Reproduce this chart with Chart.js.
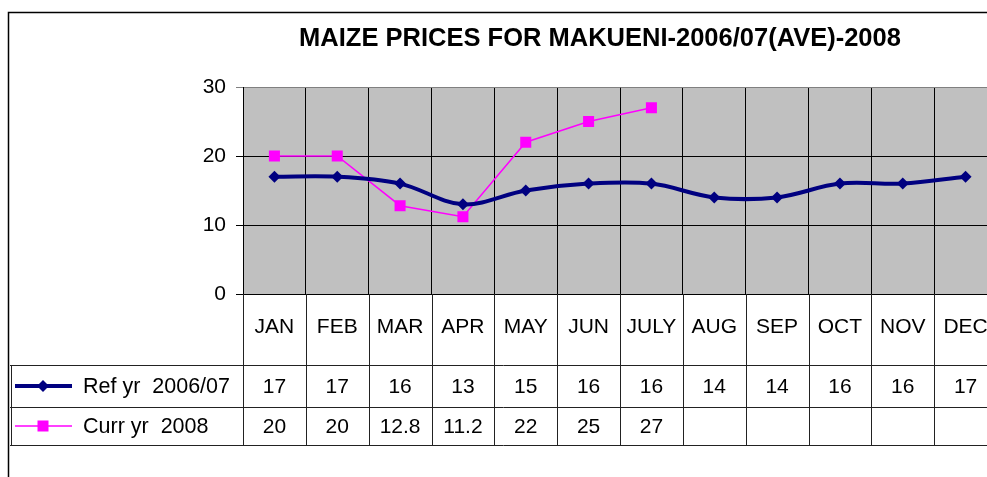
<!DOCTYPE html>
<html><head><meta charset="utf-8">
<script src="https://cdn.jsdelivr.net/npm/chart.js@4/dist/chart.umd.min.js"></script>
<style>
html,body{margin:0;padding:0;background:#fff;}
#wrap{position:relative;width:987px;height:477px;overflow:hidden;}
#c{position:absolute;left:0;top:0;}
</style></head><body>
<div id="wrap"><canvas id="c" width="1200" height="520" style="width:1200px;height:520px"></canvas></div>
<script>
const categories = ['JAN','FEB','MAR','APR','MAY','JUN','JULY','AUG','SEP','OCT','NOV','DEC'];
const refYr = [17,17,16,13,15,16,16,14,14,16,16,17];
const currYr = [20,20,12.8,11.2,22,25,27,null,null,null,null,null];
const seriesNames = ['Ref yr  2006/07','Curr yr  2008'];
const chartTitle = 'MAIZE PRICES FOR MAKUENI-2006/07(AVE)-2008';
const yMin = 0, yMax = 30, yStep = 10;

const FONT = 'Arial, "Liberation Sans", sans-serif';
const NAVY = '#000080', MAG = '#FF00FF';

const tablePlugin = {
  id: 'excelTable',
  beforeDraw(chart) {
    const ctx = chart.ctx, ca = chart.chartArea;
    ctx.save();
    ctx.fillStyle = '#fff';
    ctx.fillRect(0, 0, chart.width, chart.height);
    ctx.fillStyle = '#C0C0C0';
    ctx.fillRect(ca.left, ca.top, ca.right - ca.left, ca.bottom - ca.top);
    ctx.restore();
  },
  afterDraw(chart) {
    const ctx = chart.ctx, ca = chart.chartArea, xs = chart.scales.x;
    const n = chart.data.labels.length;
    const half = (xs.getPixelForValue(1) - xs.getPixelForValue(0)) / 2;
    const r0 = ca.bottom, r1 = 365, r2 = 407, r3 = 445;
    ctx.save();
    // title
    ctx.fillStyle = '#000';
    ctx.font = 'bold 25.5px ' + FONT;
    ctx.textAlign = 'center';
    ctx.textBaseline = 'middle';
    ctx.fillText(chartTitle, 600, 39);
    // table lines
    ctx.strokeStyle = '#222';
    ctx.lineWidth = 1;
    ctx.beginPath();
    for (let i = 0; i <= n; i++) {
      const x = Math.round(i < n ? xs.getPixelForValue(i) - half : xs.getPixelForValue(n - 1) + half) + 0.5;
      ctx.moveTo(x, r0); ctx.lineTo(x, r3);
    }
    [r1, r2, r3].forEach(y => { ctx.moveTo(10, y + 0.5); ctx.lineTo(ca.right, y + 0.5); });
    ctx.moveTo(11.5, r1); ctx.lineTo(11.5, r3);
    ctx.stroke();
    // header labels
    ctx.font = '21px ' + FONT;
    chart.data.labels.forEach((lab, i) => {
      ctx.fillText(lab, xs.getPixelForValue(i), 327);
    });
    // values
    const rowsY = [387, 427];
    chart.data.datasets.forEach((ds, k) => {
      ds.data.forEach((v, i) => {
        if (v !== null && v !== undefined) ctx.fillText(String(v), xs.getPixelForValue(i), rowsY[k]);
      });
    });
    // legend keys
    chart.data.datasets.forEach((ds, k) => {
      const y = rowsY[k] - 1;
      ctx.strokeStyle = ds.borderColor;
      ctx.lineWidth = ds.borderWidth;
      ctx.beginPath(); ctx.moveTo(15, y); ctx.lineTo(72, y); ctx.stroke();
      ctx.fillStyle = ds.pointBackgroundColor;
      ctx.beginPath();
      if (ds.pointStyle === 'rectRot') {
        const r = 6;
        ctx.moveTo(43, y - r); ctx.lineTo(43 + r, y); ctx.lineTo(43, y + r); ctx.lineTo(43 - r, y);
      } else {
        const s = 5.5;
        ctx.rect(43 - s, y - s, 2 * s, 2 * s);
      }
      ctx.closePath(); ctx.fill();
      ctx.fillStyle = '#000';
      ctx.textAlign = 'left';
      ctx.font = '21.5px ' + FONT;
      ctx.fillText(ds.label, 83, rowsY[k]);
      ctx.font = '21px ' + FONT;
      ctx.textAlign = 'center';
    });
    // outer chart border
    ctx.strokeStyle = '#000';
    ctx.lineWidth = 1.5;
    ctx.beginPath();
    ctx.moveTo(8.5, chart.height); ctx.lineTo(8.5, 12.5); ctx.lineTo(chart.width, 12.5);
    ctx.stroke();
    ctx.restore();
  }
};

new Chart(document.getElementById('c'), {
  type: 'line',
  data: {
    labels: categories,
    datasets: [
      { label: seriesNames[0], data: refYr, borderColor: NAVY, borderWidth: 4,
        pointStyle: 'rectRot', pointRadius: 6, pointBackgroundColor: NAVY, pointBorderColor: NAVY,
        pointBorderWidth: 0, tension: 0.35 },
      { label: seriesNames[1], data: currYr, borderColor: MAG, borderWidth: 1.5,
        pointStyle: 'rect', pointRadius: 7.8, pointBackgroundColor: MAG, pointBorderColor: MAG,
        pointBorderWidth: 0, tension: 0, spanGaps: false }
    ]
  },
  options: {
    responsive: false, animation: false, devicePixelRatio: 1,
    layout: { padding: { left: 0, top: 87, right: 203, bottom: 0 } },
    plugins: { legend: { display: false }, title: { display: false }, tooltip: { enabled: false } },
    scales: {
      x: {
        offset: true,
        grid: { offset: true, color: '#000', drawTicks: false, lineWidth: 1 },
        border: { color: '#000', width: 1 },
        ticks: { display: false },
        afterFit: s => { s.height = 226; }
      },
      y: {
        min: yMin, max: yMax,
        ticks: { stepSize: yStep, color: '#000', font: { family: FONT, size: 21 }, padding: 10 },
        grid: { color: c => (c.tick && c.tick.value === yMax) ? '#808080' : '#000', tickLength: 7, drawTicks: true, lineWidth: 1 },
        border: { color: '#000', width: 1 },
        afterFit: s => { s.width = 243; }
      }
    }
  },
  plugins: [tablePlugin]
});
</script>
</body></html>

*-*-*

▸ Instruction:
Return the material line for line, from its beginning to the line that contains "const NAVY = '#000080', MAG = '#FF00FF';", with the pictures left out.

▸ The reply:
Reproduce this chart with Chart.js.
<!DOCTYPE html>
<html><head><meta charset="utf-8">
<script src="https://cdn.jsdelivr.net/npm/chart.js@4/dist/chart.umd.min.js"></script>
<style>
html,body{margin:0;padding:0;background:#fff;}
#wrap{position:relative;width:987px;height:477px;overflow:hidden;}
#c{position:absolute;left:0;top:0;}
</style></head><body>
<div id="wrap"><canvas id="c" width="1200" height="520" style="width:1200px;height:520px"></canvas></div>
<script>
const categories = ['JAN','FEB','MAR','APR','MAY','JUN','JULY','AUG','SEP','OCT','NOV','DEC'];
const refYr = [17,17,16,13,15,16,16,14,14,16,16,17];
const currYr = [20,20,12.8,11.2,22,25,27,null,null,null,null,null];
const seriesNames = ['Ref yr  2006/07','Curr yr  2008'];
const chartTitle = 'MAIZE PRICES FOR MAKUENI-2006/07(AVE)-2008';
const yMin = 0, yMax = 30, yStep = 10;

const FONT = 'Arial, "Liberation Sans", sans-serif';
const NAVY = '#000080', MAG = '#FF00FF';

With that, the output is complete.